═══ RECORD EXTRACTS
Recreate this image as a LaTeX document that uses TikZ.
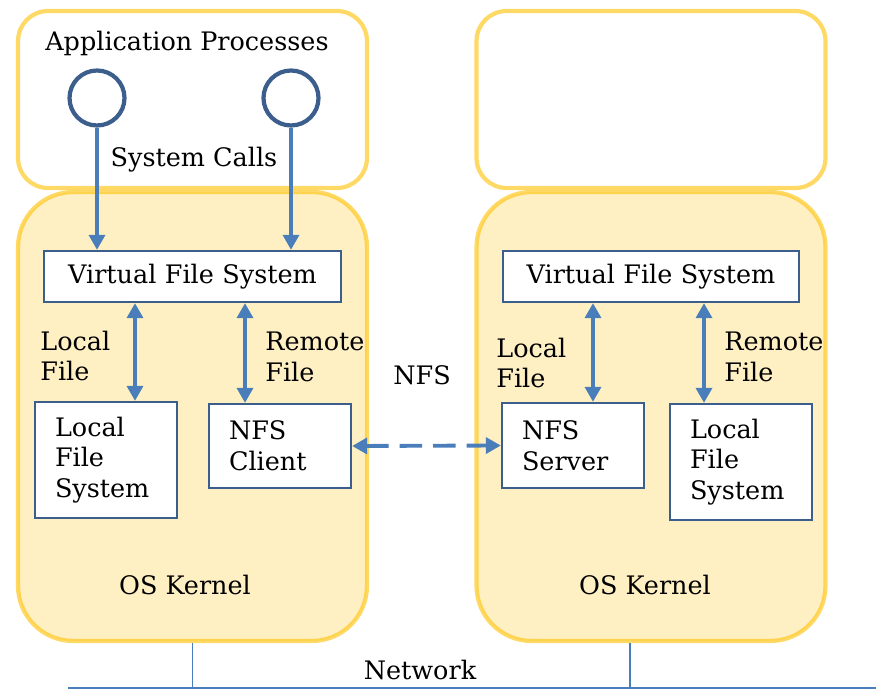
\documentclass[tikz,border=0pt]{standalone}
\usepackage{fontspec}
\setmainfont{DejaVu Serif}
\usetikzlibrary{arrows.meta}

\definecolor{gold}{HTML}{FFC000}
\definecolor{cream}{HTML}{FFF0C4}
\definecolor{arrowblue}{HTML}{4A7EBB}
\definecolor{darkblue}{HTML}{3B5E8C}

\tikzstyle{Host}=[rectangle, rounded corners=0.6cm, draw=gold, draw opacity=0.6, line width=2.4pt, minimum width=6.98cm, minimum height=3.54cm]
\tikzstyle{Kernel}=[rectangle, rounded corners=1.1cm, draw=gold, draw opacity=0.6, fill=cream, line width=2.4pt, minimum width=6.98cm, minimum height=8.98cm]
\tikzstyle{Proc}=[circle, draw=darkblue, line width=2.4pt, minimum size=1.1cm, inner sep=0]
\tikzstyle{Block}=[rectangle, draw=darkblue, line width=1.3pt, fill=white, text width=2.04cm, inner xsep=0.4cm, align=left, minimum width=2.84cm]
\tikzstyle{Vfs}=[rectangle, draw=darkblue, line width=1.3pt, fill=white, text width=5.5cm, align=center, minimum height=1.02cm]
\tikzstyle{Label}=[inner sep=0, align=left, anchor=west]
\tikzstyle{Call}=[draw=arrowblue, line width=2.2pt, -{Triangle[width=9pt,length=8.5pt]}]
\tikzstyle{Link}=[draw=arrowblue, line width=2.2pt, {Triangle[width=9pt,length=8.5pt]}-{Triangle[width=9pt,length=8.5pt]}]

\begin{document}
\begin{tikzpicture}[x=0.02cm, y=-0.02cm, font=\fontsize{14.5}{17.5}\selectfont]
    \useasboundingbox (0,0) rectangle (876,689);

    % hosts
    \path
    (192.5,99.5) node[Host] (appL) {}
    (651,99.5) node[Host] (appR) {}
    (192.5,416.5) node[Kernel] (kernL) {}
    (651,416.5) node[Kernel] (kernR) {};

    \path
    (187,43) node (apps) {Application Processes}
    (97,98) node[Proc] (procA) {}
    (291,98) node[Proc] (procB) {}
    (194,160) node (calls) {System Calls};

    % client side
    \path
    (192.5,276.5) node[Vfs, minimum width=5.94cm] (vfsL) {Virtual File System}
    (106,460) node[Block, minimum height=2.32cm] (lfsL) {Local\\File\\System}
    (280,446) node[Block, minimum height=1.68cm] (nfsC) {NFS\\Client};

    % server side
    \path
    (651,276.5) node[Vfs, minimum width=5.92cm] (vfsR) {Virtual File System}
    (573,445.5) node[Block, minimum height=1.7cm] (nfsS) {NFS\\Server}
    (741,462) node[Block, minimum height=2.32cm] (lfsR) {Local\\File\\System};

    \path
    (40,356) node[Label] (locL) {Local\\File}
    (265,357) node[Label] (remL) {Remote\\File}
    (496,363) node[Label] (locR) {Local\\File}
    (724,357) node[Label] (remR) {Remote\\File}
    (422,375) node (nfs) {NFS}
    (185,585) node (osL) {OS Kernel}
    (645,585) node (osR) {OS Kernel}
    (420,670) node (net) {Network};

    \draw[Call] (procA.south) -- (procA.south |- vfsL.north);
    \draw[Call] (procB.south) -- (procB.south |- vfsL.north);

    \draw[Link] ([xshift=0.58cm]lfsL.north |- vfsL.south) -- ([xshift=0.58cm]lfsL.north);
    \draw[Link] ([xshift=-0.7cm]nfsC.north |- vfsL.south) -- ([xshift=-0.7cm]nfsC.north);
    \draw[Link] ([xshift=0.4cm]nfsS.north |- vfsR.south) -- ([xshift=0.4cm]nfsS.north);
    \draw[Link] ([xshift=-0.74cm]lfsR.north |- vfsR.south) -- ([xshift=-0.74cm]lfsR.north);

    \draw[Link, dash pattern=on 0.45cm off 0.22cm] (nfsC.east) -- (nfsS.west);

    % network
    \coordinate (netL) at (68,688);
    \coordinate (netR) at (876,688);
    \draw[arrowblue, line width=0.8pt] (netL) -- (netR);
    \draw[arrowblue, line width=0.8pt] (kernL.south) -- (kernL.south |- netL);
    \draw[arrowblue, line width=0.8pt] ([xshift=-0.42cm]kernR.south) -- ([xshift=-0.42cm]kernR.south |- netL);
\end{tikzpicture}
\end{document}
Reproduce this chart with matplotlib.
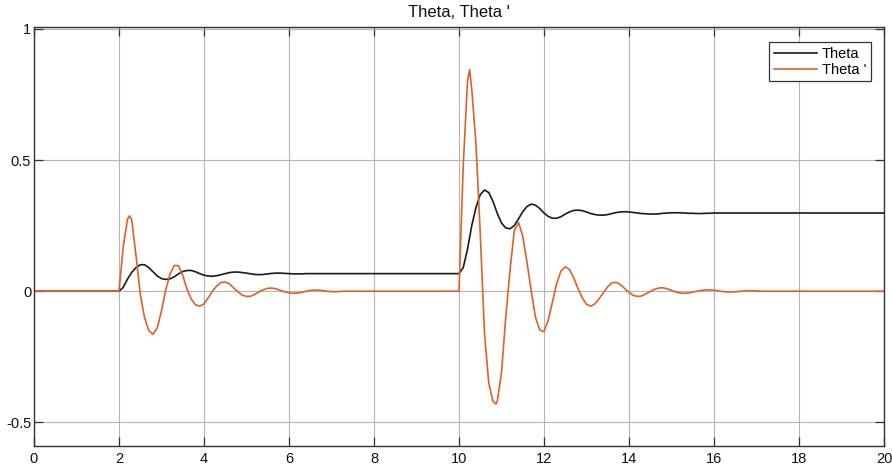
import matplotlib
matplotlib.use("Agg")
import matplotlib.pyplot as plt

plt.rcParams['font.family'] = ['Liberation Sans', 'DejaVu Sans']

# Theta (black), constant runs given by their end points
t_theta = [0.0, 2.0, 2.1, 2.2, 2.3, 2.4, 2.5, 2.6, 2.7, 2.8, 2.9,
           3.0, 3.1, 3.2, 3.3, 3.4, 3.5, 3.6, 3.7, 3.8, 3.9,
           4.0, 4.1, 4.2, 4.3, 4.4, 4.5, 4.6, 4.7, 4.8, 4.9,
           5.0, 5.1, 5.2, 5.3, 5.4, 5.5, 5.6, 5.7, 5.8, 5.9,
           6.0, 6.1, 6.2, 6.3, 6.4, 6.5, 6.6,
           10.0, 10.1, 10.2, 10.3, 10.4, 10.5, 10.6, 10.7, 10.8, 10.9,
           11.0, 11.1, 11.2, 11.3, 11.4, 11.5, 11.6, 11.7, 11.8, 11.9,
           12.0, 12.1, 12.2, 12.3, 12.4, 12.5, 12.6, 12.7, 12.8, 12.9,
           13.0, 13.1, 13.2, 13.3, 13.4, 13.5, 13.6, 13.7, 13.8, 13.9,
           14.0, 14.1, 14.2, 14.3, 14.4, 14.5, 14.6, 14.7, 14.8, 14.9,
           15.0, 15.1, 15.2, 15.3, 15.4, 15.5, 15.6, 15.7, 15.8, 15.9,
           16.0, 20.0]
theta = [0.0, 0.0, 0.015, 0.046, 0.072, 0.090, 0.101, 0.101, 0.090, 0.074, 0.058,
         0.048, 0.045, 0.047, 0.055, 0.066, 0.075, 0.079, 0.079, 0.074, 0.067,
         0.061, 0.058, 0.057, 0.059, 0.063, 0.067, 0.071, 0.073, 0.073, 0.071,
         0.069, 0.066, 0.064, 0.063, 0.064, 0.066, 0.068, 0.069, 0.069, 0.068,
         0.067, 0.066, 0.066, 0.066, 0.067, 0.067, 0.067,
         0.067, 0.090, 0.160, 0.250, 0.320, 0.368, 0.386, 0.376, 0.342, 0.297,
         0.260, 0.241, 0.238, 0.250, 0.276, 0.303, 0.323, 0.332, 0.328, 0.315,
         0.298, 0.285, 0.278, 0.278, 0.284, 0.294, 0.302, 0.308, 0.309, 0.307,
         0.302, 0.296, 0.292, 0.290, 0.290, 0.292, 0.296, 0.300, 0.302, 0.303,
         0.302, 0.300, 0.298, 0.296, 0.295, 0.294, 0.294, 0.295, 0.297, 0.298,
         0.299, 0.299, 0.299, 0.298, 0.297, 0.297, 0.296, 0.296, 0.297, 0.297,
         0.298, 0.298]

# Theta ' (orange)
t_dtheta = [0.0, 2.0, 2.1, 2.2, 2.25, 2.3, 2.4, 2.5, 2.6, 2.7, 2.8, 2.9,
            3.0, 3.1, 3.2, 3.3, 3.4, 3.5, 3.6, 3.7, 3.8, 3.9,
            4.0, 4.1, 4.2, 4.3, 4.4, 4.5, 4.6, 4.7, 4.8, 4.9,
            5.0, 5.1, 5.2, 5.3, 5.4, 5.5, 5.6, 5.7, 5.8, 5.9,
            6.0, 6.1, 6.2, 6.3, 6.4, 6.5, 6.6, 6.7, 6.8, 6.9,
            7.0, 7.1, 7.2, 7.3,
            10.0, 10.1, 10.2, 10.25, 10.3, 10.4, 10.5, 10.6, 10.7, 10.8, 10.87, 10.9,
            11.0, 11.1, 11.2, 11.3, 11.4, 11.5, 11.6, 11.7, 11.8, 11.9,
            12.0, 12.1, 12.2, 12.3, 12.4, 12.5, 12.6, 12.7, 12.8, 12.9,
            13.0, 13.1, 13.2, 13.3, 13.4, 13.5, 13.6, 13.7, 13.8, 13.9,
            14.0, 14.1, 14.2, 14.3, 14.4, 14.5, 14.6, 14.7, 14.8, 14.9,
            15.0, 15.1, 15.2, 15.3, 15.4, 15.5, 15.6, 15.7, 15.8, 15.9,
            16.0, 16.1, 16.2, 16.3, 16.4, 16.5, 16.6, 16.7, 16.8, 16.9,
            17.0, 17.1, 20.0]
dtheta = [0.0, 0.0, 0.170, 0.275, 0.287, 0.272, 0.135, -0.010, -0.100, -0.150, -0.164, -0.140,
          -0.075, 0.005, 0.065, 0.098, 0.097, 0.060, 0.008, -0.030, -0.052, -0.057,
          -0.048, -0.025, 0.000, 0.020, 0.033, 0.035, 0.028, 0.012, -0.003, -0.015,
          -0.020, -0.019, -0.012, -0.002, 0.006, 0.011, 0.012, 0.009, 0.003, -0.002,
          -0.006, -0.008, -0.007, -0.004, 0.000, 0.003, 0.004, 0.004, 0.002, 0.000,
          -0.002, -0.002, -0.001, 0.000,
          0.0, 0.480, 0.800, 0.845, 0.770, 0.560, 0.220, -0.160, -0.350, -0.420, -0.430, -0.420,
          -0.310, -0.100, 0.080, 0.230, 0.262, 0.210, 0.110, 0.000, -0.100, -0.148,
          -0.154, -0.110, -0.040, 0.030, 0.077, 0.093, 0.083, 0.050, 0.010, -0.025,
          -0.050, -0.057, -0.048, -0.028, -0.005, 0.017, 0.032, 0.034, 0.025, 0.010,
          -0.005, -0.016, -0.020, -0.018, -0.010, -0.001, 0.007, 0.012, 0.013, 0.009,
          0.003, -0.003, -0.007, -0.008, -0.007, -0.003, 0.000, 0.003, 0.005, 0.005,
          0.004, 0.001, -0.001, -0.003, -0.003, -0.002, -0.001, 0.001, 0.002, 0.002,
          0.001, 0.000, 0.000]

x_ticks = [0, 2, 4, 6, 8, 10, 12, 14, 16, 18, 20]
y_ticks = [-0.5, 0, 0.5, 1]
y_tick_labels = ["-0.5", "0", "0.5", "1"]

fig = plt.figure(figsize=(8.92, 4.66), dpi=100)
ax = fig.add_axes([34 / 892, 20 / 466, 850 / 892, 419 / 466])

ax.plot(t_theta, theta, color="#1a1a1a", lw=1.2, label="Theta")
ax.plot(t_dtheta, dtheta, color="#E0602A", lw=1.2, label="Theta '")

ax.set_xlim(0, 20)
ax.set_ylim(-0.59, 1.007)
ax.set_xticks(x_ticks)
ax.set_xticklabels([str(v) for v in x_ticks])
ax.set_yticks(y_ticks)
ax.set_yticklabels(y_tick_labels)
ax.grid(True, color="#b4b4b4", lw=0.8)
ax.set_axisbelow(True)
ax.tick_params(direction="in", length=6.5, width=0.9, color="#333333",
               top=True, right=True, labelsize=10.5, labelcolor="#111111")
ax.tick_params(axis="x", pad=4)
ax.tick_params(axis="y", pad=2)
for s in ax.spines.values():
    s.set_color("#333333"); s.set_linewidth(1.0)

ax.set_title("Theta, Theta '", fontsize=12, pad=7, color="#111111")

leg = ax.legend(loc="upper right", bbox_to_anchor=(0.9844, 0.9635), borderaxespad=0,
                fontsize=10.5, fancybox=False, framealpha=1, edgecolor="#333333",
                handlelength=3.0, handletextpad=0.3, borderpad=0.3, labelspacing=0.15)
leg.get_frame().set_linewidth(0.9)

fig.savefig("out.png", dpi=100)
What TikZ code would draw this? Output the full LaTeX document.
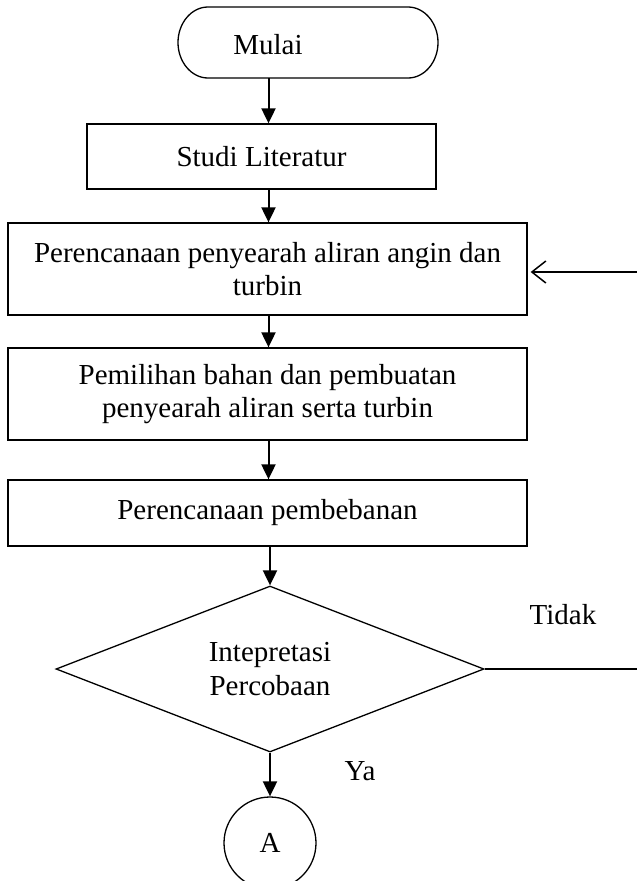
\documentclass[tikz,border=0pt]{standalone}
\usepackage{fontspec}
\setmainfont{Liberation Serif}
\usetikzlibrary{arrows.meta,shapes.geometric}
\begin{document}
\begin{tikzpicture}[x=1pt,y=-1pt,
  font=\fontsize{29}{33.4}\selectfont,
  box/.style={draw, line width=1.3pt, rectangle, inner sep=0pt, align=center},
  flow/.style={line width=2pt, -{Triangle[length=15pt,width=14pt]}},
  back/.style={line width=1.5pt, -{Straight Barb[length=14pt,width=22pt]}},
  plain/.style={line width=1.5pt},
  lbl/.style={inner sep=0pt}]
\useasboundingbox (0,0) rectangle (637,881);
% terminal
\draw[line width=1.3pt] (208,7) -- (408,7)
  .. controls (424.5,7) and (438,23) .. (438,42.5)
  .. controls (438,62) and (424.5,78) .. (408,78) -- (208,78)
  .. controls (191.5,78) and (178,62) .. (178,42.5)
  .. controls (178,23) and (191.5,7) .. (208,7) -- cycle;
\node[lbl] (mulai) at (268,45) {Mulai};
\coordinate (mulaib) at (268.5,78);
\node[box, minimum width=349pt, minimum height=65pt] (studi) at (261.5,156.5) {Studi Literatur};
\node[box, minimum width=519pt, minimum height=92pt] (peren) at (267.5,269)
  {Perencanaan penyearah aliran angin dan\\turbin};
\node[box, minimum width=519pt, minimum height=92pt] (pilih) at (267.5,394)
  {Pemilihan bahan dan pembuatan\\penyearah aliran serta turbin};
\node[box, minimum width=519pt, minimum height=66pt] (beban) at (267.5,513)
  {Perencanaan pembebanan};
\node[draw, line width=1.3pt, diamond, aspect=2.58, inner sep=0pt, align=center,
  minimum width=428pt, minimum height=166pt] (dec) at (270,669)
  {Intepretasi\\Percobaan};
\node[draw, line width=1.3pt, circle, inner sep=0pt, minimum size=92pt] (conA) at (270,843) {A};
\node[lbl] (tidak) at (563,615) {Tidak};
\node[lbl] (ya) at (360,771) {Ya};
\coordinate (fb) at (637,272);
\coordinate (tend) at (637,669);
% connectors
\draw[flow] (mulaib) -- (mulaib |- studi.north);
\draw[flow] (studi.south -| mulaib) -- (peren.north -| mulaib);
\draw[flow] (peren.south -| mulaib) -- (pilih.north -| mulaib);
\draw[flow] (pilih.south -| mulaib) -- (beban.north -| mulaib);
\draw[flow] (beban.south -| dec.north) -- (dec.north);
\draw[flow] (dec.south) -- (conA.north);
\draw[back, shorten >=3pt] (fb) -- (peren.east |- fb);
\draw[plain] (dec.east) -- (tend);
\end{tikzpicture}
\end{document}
══════
WRITTEN EXERCISE - In the listing above, find the line containing "Reproduce this chart with matplotlib." and the line containing "plt.rcParams['font.family'] = ['Liberation". Print those two lines and every line between them exactly, with no pictures.

SOLUTION TO THIS PROBLEM -
Reproduce this chart with matplotlib.
import matplotlib
matplotlib.use("Agg")
import matplotlib.pyplot as plt

plt.rcParams['font.family'] = ['Liberation Sans', 'DejaVu Sans']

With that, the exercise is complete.